What type of united Ireland do they want?

We are rarely forced to agree with Leo Varadkar, but it is difficult to find fault with his observation that the political tectonic plates in Northern Ireland are shifting. In the light of recent general election results, it is safe to say that not only is unionism’s majority eroding but its once-solid political monolith is fracturing. In a region long known for “not an inch” politics, these are important changes.

Not only did nationalists and unionists win an equal number of seats in the British House of Commons but three of Belfast’s four constituencies returned non-unionist MPs. No matter how this is spun, losing control of Ulster unionism’s birthplace is hugely significant. Moreover, when a strong DUP candidate lost the overwhelmingly unionist North Down constituency to Alliance, a new chapter was being written. Unionist hegemony is diminishing as divisions emerge between intractable hardliners and a more pragmatic element amenable to negotiation.

Of course in the flawed British first-past-the-post electoral system, results can sometimes be deceptive. Unionism, after all, still retains an overall majority in the Six Counties, and will continue to do so for some time.

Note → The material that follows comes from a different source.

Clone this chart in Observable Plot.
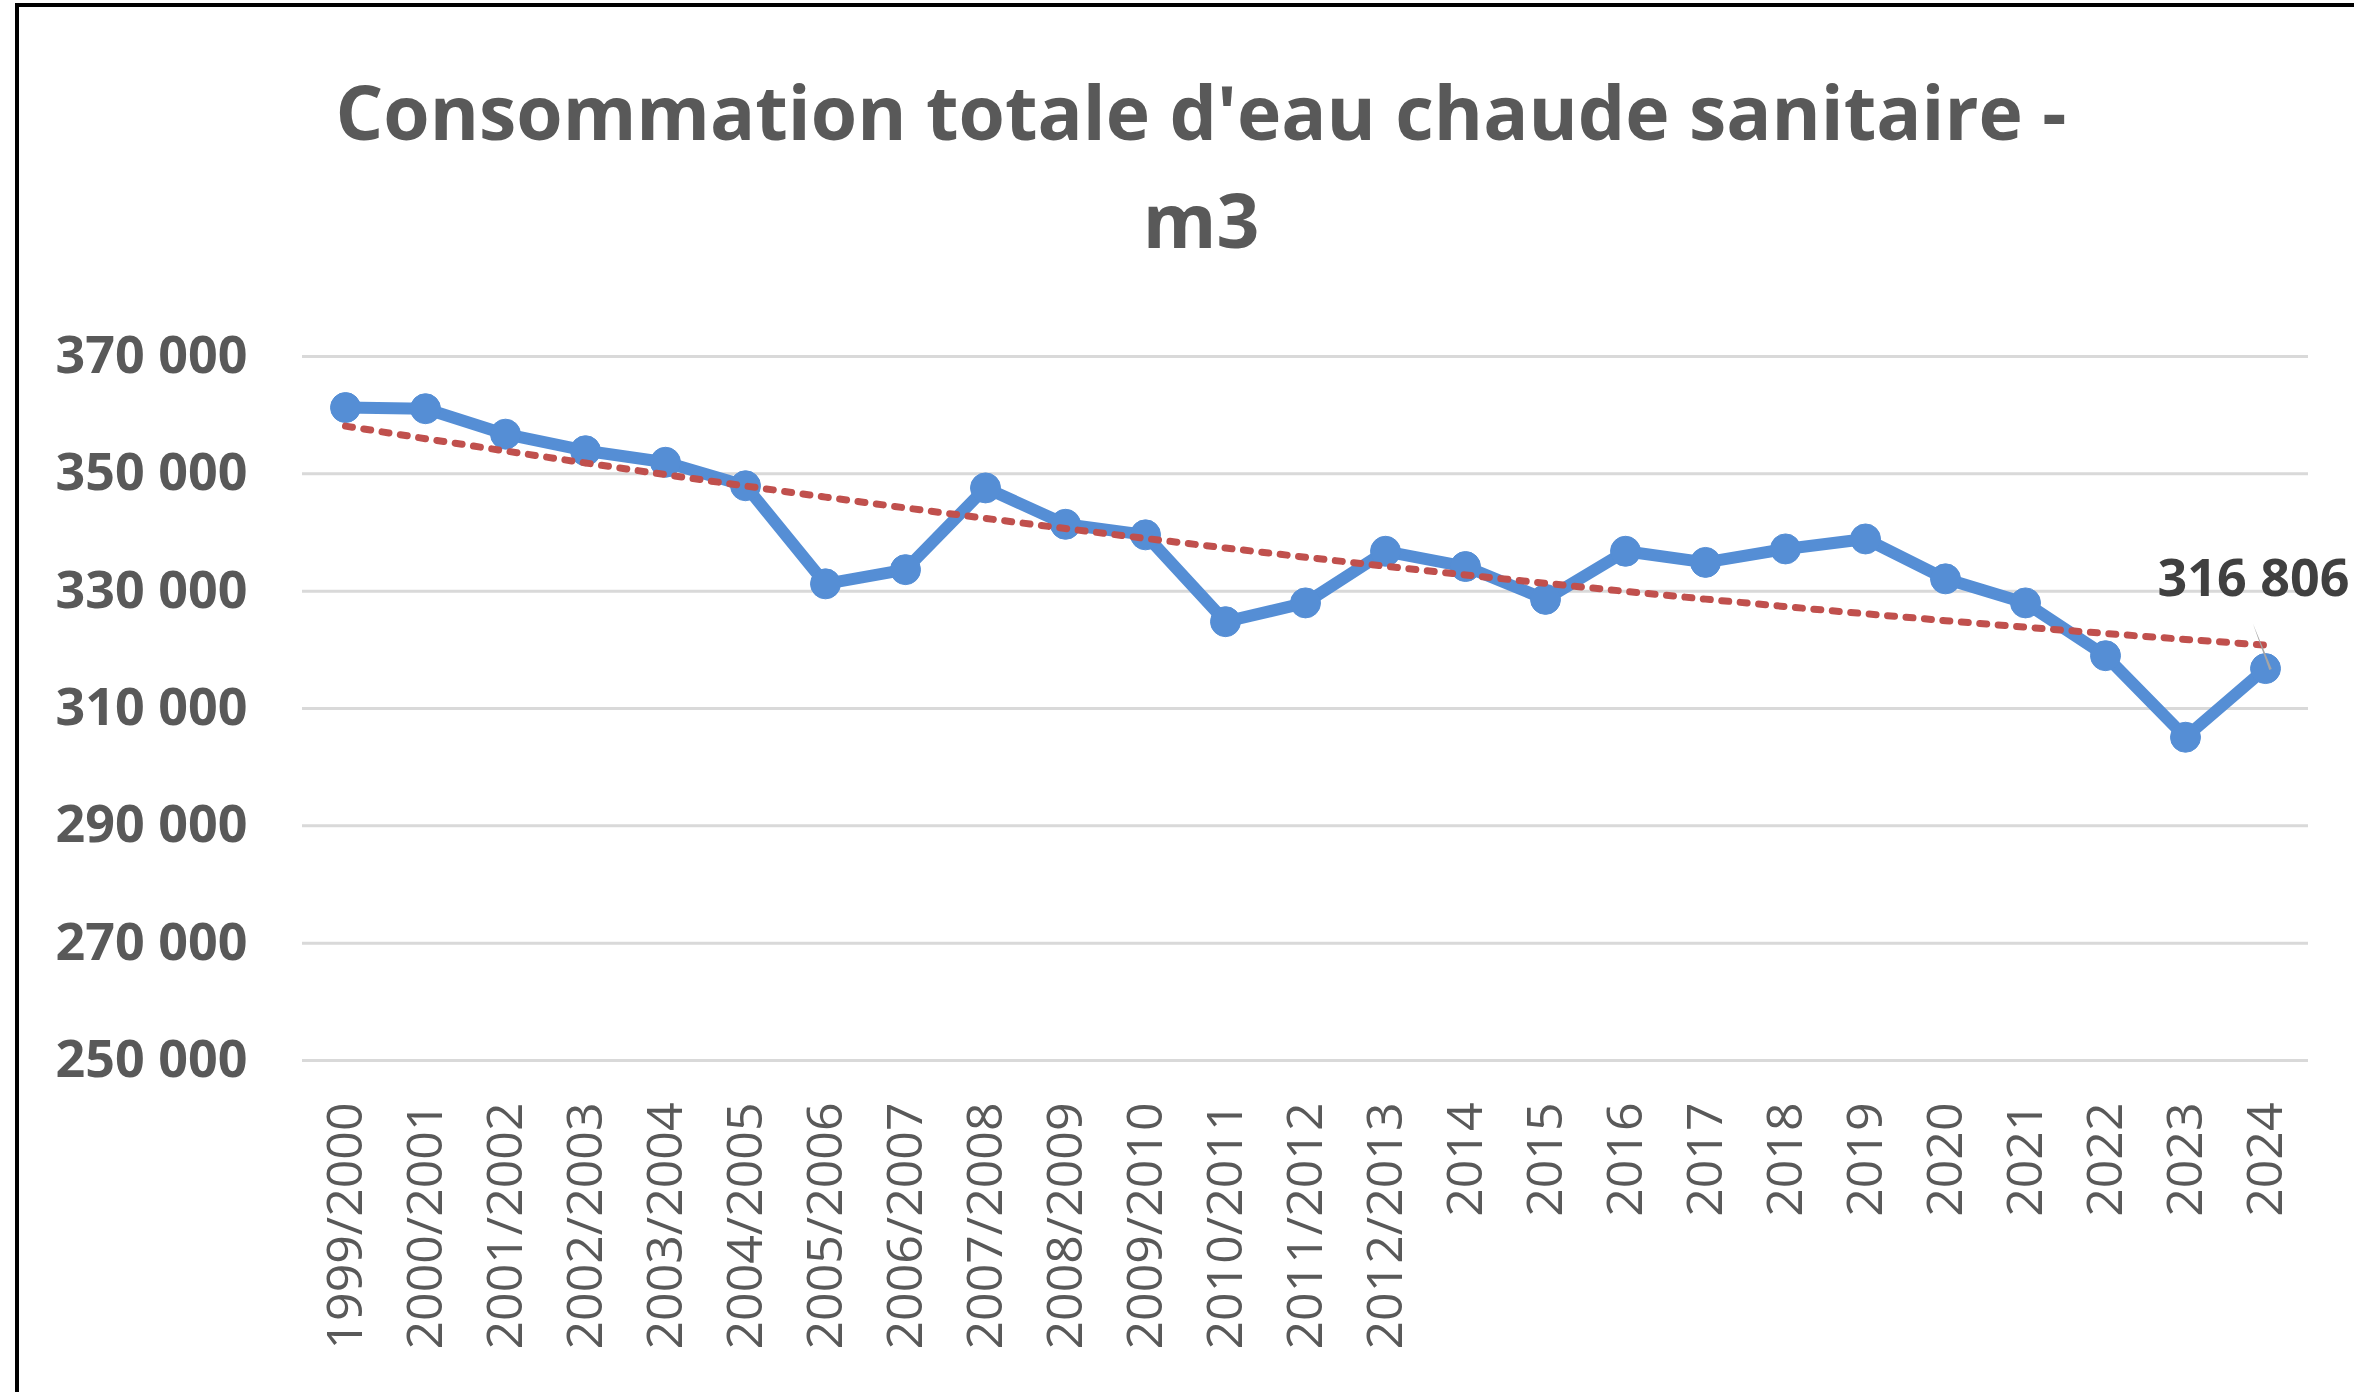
<!DOCTYPE html>
<html>
<head>
<meta charset="utf-8">
<script src="https://cdn.jsdelivr.net/npm/d3@7"></script>
<script src="https://cdn.jsdelivr.net/npm/@observablehq/plot@0.6"></script>
<style>
  html, body { margin: 0; padding: 0; background: #ffffff; overflow: hidden; }
  #wrap { position: relative; width: 2354px; height: 1392px; overflow: hidden; background: #fff; }
  #title { position: relative; height: 290px; width: 2354px; }
  .tline { position: absolute; left: 201px; width: 2000px; text-align: center;
           font-family: "Open Sans", sans-serif; font-weight: 700; font-size: 75px;
           line-height: 75px; color: #595959; white-space: nowrap; }
  #border { position: absolute; left: 15px; top: 3px; width: 4000px; height: 4000px;
            border: 4px solid #000; pointer-events: none; z-index: 5; }
</style>
</head>
<body>
<div id="wrap">
  <div id="title">
    <div class="tline" style="top:74px">Consommation totale d'eau chaude sanitaire -</div>
    <div class="tline" style="top:182px">m3</div>
  </div>
  <div id="chart"></div>
  <div id="border"></div>
</div>
<script>
const categories = ["1999/2000","2000/2001","2001/2002","2002/2003","2003/2004","2004/2005",
  "2005/2006","2006/2007","2007/2008","2008/2009","2009/2010","2010/2011","2011/2012",
  "2012/2013","2014","2015","2016","2017","2018","2019","2020","2021","2022","2023","2024"];
const values = [361300, 361100, 356760, 353940, 351970, 347970, 331250, 333670, 347600,
  341400, 339600, 324800, 328000, 336800, 334200, 328600, 336800, 334900, 337200, 338900,
  332100, 328000, 319000, 305100, 316806];
const yTicks = [250000, 270000, 290000, 310000, 330000, 350000, 370000];
const labelledCategory = "2024";

const data = categories.map((c, i) => ({category: c, value: values[i]}));

// Polynomial (order 2) trend line, least squares on x = 1..n (as a spreadsheet does)
function quadFit(ys) {
  const S = [0,0,0,0,0], T = [0,0,0];
  ys.forEach((y, i) => {
    const t = i + 1;
    for (let k = 0; k < 5; k++) S[k] += Math.pow(t, k);
    for (let k = 0; k < 3; k++) T[k] += Math.pow(t, k) * y;
  });
  const A = [[S[0],S[1],S[2],T[0]],[S[1],S[2],S[3],T[1]],[S[2],S[3],S[4],T[2]]];
  for (let c = 0; c < 3; c++) {
    for (let r = c + 1; r < 3; r++) {
      const f = A[r][c] / A[c][c];
      for (let k = c; k < 4; k++) A[r][k] -= f * A[c][k];
    }
  }
  const x = [0,0,0];
  for (let r = 2; r >= 0; r--) {
    let s = A[r][3];
    for (let k = r + 1; k < 3; k++) s -= A[r][k] * x[k];
    x[r] = s / A[r][r];
  }
  return ys.map((_, i) => x[0] + x[1] * (i + 1) + x[2] * (i + 1) * (i + 1));
}
const trendValues = quadFit(values);
const trend = categories.map((c, i) => ({category: c, value: trendValues[i]}));

const fr = d3.formatLocale({decimal: ",", thousands: " ", grouping: [3], currency: ["", " €"]});
const fmt = fr.format(",d");

const blue = "#558ED5";
const labelled = data.filter(d => d.category === labelledCategory);

const chart = Plot.plot({
  width: 2354,
  height: 1102,
  marginTop: 66,
  marginBottom: 332,
  marginLeft: 302,
  marginRight: 46,
  style: {fontFamily: "'Open Sans', sans-serif", background: "transparent", overflow: "visible"},
  x: {type: "point", domain: categories, padding: 0.5, label: null},
  y: {domain: [250000, 370000], label: null},
  marks: [
    Plot.gridY(yTicks, {stroke: "#D9D9D9", strokeWidth: 3, strokeOpacity: 1}),
    Plot.axisY({ticks: yTicks, tickSize: 0, tickPadding: 55, tickFormat: fmt, label: null,
      fontSize: 52, fontWeight: "bold", color: "#595959"}),
    Plot.axisX({tickSize: 0, tickPadding: 42, tickRotate: -90, label: null,
      fontSize: 50, color: "#595959"}),
    Plot.line(data, {x: "category", y: "value", stroke: blue, strokeWidth: 12,
      strokeLinejoin: "round", strokeLinecap: "round"}),
    Plot.dot(data, {x: "category", y: "value", r: 15, fill: blue, stroke: blue, strokeWidth: 1}),
    Plot.line(trend, {x: "category", y: "value", stroke: "#C0504D", strokeWidth: 7,
      strokeDasharray: "7,11.5"}),
    Plot.vector(labelled, {x: "category", y: "value", anchor: "start", length: 49, rotate: -21,
      shape: "spike", r: 1.3, fill: "#A6A6A6", stroke: "none", dx: 5, dy: 1}),
    Plot.text(labelled, {x: "category", y: "value", text: d => fmt(d.value), dx: -12, dy: -89,
      fontSize: 52, fontWeight: "bold", fill: "#404040"})
  ]
});
document.getElementById("chart").appendChild(chart);
</script>
</body>
</html>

Nevertheless the latest election shows an inexorable trend, demanding measured evaluation.

Whoever else may be indifferent to a new reality on the ground, we can be sure that the ruling class in Ireland and Britain most certainly are not. We can also be certain that they are already planning for that eventuality, and are undoubtedly co-operating closely on the project.

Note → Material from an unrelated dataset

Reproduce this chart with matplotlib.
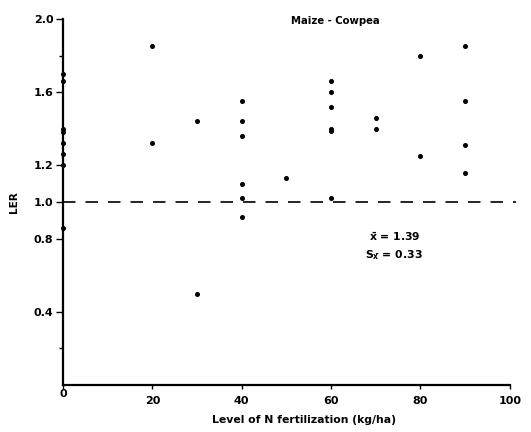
import matplotlib
matplotlib.use("Agg")
import matplotlib.pyplot as plt
import numpy as np

# LER values, grouped by N level (kg/ha)
n_level = [0, 0, 0, 0, 0, 0, 0, 0,
           20, 20,
           30, 30,
           40, 40, 40, 40, 40, 40,
           50,
           60, 60, 60, 60, 60, 60,
           70, 70,
           80, 80,
           90, 90, 90, 90]
ler = [1.70, 1.66, 1.40, 1.38, 1.32, 1.26, 1.20, 0.86,
       1.85, 1.32,
       1.44, 0.50,
       1.55, 1.44, 1.36, 1.10, 1.02, 0.92,
       1.13,
       1.66, 1.60, 1.52, 1.40, 1.39, 1.02,
       1.46, 1.40,
       1.80, 1.25,
       1.85, 1.55, 1.31, 1.16]

x_ticks = [0, 20, 40, 60, 80, 100]
y_ticks = [0.4, 0.8, 1.0, 1.2, 1.6, 2.0]
y_tick_labels = ['0.4', '0.8', '1.0', '1.2', '1.6', '2.0']
y_minor = [0.2, 1.8]
mean_ler = 1.39
sd_ler = 0.33

plt.rcParams['font.family'] = ['DejaVu Sans']
plt.rcParams['font.weight'] = 'bold'
plt.rcParams['axes.labelweight'] = 'bold'
plt.rcParams['mathtext.fontset'] = 'dejavusans'

fig = plt.figure(figsize=(5.31, 4.32), dpi=100)
ax = fig.add_axes([0.1186, 0.1088, 0.8414, 0.8472])

ax.plot(n_level, ler, 'o', color='black', markersize=2.6, clip_on=False)
ax.plot([0, 101.5], [1.0, 1.0], color='black', lw=1.2, dashes=(7.5, 6),
        clip_on=False)

ax.set_xlim(0, 100)
ax.set_ylim(0, 2.0)

ax.spines['top'].set_visible(False)
ax.spines['right'].set_visible(False)
ax.spines['left'].set_linewidth(1.6)
ax.spines['bottom'].set_linewidth(1.6)

ax.set_xticks(x_ticks)
ax.set_xticklabels([str(v) for v in x_ticks], fontsize=8)
ax.set_yticks(y_ticks)
ax.set_yticklabels(y_tick_labels, fontsize=8)
ax.set_yticks(y_minor, minor=True)
ax.tick_params(axis='y', which='major', length=5, width=1, pad=2)
ax.tick_params(axis='y', which='minor', length=3, width=1)
ax.tick_params(axis='x', which='major', length=3, width=1, pad=5)
# the origin label sits a little higher in the original
ax.get_xticklabels()[0].set_y(0.02)

ax.set_xlabel('Level of N fertilization (kg/ha)', fontsize=7.8)
ax.xaxis.set_label_coords(0.54, -0.082)
ax.set_ylabel('LER', fontsize=7.5, labelpad=10)

ax.text(0.61, 0.995, 'Maize - Cowpea', transform=ax.transAxes,
        ha='center', va='center', fontsize=7.3)
ax.text(68.5, 0.81, r'$\mathbf{\bar{x}}$ = %.2f' % mean_ler,
        fontsize=7.8, ha='left', va='center')
ax.text(67.5, 0.71, r'$\mathbf{S_{\bar{x}}}$ = %.2f' % sd_ler,
        fontsize=7.8, ha='left', va='center')

fig.savefig('out.png', dpi=100)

Britain’s and Ireland’s ruling classes share one overriding ambition, and that is to retain their power, influence, and wealth. Whatever other differences they may have are set aside if or when their authority is vulnerable to challenge. Rapid or unmanaged change to the constitutional position in Ireland is viewed as a major threat to the status quo. From their point of view, the risk of violence is disturbing but comes second to their determination to remain in control.

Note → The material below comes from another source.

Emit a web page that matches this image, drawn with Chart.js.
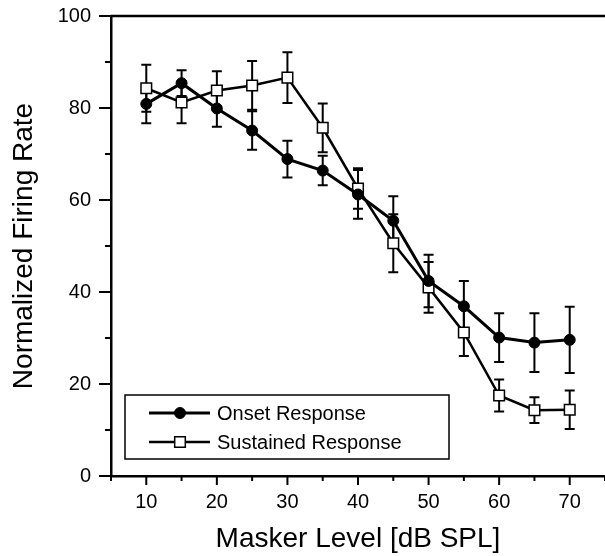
<!DOCTYPE html>
<html>
<head>
<meta charset="utf-8">
<script src="https://cdn.jsdelivr.net/npm/chart.js@4/dist/chart.umd.min.js"></script>
<style>
  html, body { margin: 0; padding: 0; background: #fff; }
  #wrap { width: 605px; height: 556px; }
</style>
</head>
<body>
<div id="wrap"><canvas id="c" width="605" height="556"></canvas></div>
<script>
// ---- data ----
const maskerLevels = [10, 15, 20, 25, 30, 35, 40, 45, 50, 55, 60, 65, 70];
const onsetRate     = [80.9, 85.4, 79.9, 75.1, 68.9, 66.4, 61.2, 55.5, 42.4, 36.9, 30.1, 29.0, 29.6];
const onsetErr      = [4.2, 2.8, 4.0, 4.2, 4.0, 3.2, 5.3, 5.3, 5.7, 5.5, 5.3, 6.4, 7.2];
const sustainedRate = [84.3, 81.2, 83.8, 84.9, 86.6, 75.7, 62.5, 50.6, 41.0, 31.2, 17.5, 14.3, 14.4];
const sustainedErr  = [5.1, 4.5, 4.2, 5.3, 5.5, 5.3, 4.4, 6.3, 5.5, 5.1, 3.5, 2.8, 4.2];
const seriesNames = ['Onset Response', 'Sustained Response'];
const xTickLabels = [10, 20, 30, 40, 50, 60, 70];
const yTickLabels = [0, 20, 40, 60, 80, 100];

const FONT = "'Liberation Sans', Arial, Helvetica, sans-serif";
const errs = [onsetErr, sustainedErr];

const errorBars = {
  id: 'errorBars',
  beforeDatasetsDraw(chart) {
    const ctx = chart.ctx, xs = chart.scales.x, ys = chart.scales.y;
    ctx.save();
    ctx.strokeStyle = '#000';
    ctx.lineWidth = 2;
    chart.data.datasets.forEach((ds, i) => {
      const e = errs[i];
      ds.data.forEach((p, j) => {
        const px = xs.getPixelForValue(p.x);
        const yt = ys.getPixelForValue(p.y + e[j]);
        const yb = ys.getPixelForValue(p.y - e[j]);
        ctx.beginPath();
        ctx.moveTo(px, yt); ctx.lineTo(px, yb);
        ctx.moveTo(px - 5, yt); ctx.lineTo(px + 5, yt);
        ctx.moveTo(px - 5, yb); ctx.lineTo(px + 5, yb);
        ctx.stroke();
      });
    });
    ctx.restore();
  }
};

const frameTicks = {
  id: 'frameTicks',
  afterDraw(chart) {
    const ctx = chart.ctx, xs = chart.scales.x, ys = chart.scales.y, a = chart.chartArea;
    ctx.save();
    ctx.strokeStyle = '#000';
    ctx.lineWidth = 2.5;
    ctx.beginPath(); ctx.moveTo(a.left, a.top); ctx.lineTo(a.right, a.top); ctx.stroke();
    ctx.lineWidth = 2;
    ctx.beginPath();
    xs.ticks.forEach(t => {
      if (t.value % 5 !== 0) return;
      const px = xs.getPixelForValue(t.value);
      const len = (t.value % 10 === 0) ? 9 : 5;
      ctx.moveTo(px, a.bottom); ctx.lineTo(px, a.bottom + len);
    });
    ys.ticks.forEach(t => {
      const py = ys.getPixelForValue(t.value);
      const len = (t.value % 20 === 0) ? 12 : 6;
      ctx.moveTo(a.left, py); ctx.lineTo(a.left - len, py);
    });
    ctx.stroke();
    ctx.restore();
  }
};

const boxLegend = {
  id: 'boxLegend',
  afterDraw(chart) {
    const ctx = chart.ctx;
    const bx = 125, by = 395, bw = 324, bh = 64;
    ctx.save();
    ctx.fillStyle = '#fff';
    ctx.fillRect(bx, by, bw, bh);
    ctx.strokeStyle = '#000';
    ctx.lineWidth = 1.5;
    ctx.strokeRect(bx, by, bw, bh);
    const rows = [413, 442];
    chart.data.datasets.forEach((ds, i) => {
      const y = rows[i];
      ctx.strokeStyle = '#000';
      ctx.lineWidth = ds.borderWidth;
      ctx.beginPath(); ctx.moveTo(149, y); ctx.lineTo(210, y); ctx.stroke();
      ctx.fillStyle = ds.pointBackgroundColor;
      ctx.lineWidth = ds.pointBorderWidth;
      ctx.beginPath();
      if (ds.pointStyle === 'circle') {
        ctx.arc(180, y, ds.pointRadius, 0, Math.PI * 2);
      } else {
        const s = ds.pointRadius * Math.SQRT1_2;
        ctx.rect(180 - s, y - s, 2 * s, 2 * s);
      }
      ctx.fill(); ctx.stroke();
      ctx.fillStyle = '#000';
      ctx.font = '20px ' + FONT;
      ctx.textBaseline = 'middle';
      ctx.textAlign = 'left';
      ctx.fillText(ds.label, 217, y + 1);
    });
    ctx.restore();
  }
};

new Chart(document.getElementById('c'), {
  type: 'line',
  data: {
    datasets: [
      {
        label: seriesNames[0],
        data: maskerLevels.map((x, i) => ({ x, y: onsetRate[i] })),
        borderColor: '#000', borderWidth: 3,
        pointStyle: 'circle', pointRadius: 5.5, pointBorderWidth: 1,
        pointBackgroundColor: '#000', pointBorderColor: '#000',
        tension: 0, fill: false
      },
      {
        label: seriesNames[1],
        data: maskerLevels.map((x, i) => ({ x, y: sustainedRate[i] })),
        borderColor: '#000', borderWidth: 2.5,
        pointStyle: 'rect', pointRadius: 7.5, pointBorderWidth: 1.5,
        pointBackgroundColor: '#fff', pointBorderColor: '#000',
        tension: 0, fill: false
      }
    ]
  },
  options: {
    responsive: false,
    animation: false,
    devicePixelRatio: 1,
    layout: { autoPadding: false, padding: { top: 16, right: -2, bottom: 0, left: 0 } },
    plugins: { legend: { display: false }, tooltip: { enabled: false } },
    scales: {
      x: {
        type: 'linear', min: 5, max: 75,
        afterFit(s) { s.height = 80; s.paddingLeft = 0; s.paddingRight = 0; },
        grid: { display: false, drawTicks: false },
        border: { display: true, color: '#000', width: 2.5 },
        ticks: {
          stepSize: 5, padding: 14, color: '#000', maxRotation: 0, autoSkip: false,
          font: { family: FONT, size: 20 },
          callback: v => xTickLabels.includes(v) ? String(v) : ''
        },
        title: {
          display: true, text: 'Masker Level [dB SPL]', color: '#000',
          font: { family: FONT, size: 28 }, padding: { top: 0, bottom: 0 }
        }
      },
      y: {
        type: 'linear', min: 0, max: 100,
        afterFit(s) { s.width = 111; s.paddingTop = 0; s.paddingBottom = 0; },
        grid: { display: false, drawTicks: false },
        border: { display: true, color: '#000', width: 2.5 },
        ticks: {
          stepSize: 10, padding: 20, color: '#000', autoSkip: false,
          font: { family: FONT, size: 20 },
          callback: v => yTickLabels.includes(v) ? String(v) : ''
        },
        title: {
          display: true, text: 'Normalized Firing Rate', color: '#000',
          font: { family: FONT, size: 28 }, padding: { top: 7, bottom: 0 }
        }
      }
    }
  },
  plugins: [errorBars, frameTicks, boxLegend]
});
</script>
</body>
</html>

So, as the outcome of the count became clear, the establishment north and south responded. Initial reaction was to divert attention from the constitutional issue with calls for the restoration of devolved institutions at Stormont. By way of adding authenticity to these calls, Julian Smith, secretary of state for Northern Ireland, claimed that a working Assembly and Executive were needed to address the dire state of the North’s health service. With the Royal College of Nursing planning the first strike in its history, this Tory MP seemed to have a point.

His case would have been more convincing, though, had it not been that a few months earlier the British Parliament had ignored the Stormont Assembly and passed legislation dealing with abortion and same-sex marriage.

But it wasn’t long before the national question re-emerged. On this occasion, however, it had an added dimension, in that hard-line unionism feared not only the removal of partition but also the imposition of customs clearance regulations in the Irish Sea. The air was soon filled with talk of border polls and the break-up of the United Kingdom.

And at that point a wide range of Irish conservatism also stood up to be heard, decrying any notion of even addressing the central constitutional issue.

The list of nay-sayers is impressive. In spite of feeling the “tectonic plates,” Varadkar dismissed the notion of unity as divisive. He was joined shortly thereafter by his old colleague in the austerity coalition Éamon Ryan of the Green Party. Colin Eastwood of the SDLP has already reserved a special place in Hell for such talk. Not to be outdone either were the two Martins, Micheál of Fianna Fáil and Éamon, Roman Catholic archbishop of Armagh, joining the do-nothing chorus.

The establishment here and in Britain can, nevertheless, only stall this process for so long but not indefinitely. The British ruling class has made it clear in word and deed that it has little or no interest in maintaining its present relationship with Northern Ireland. As a political entity, the North is in permanent deadlock, while economically the area is floundering. Compounding all this is inescapable evidence of changing demographics. All of which makes change inevitable.

The issue will then become one of what type of united Ireland will emerge. We know what the right-wing establishment north and south want, and it will be an Ireland offering little benefit to working people. Unity will be presented by Irish capitalism as a wonderland where we are embedded within the European Union, enthusiastic participants in NATO, and host (or in reality hostage) to a phalanx of American transnational corporations and international financiers.

To ensure that we are not presented with such a fait accompli, the left must rise to the challenge and recognise this as an issue we cannot afford to ignore and a reality that will not go away. It is imperative that this question is not abandoned to conservatives and pro-imperialist free-marketeers.

With support from socialist republicans and communists, the Peadar O’Donnell Socialist Republican Forum is organising a Left for Unity campaign that aims to highlight these issues and assist in the work towards achieving the goal of a workers’ republic. The campaign welcomes support and contributions from throughout the left. Our opponents are prepared, and so must we be.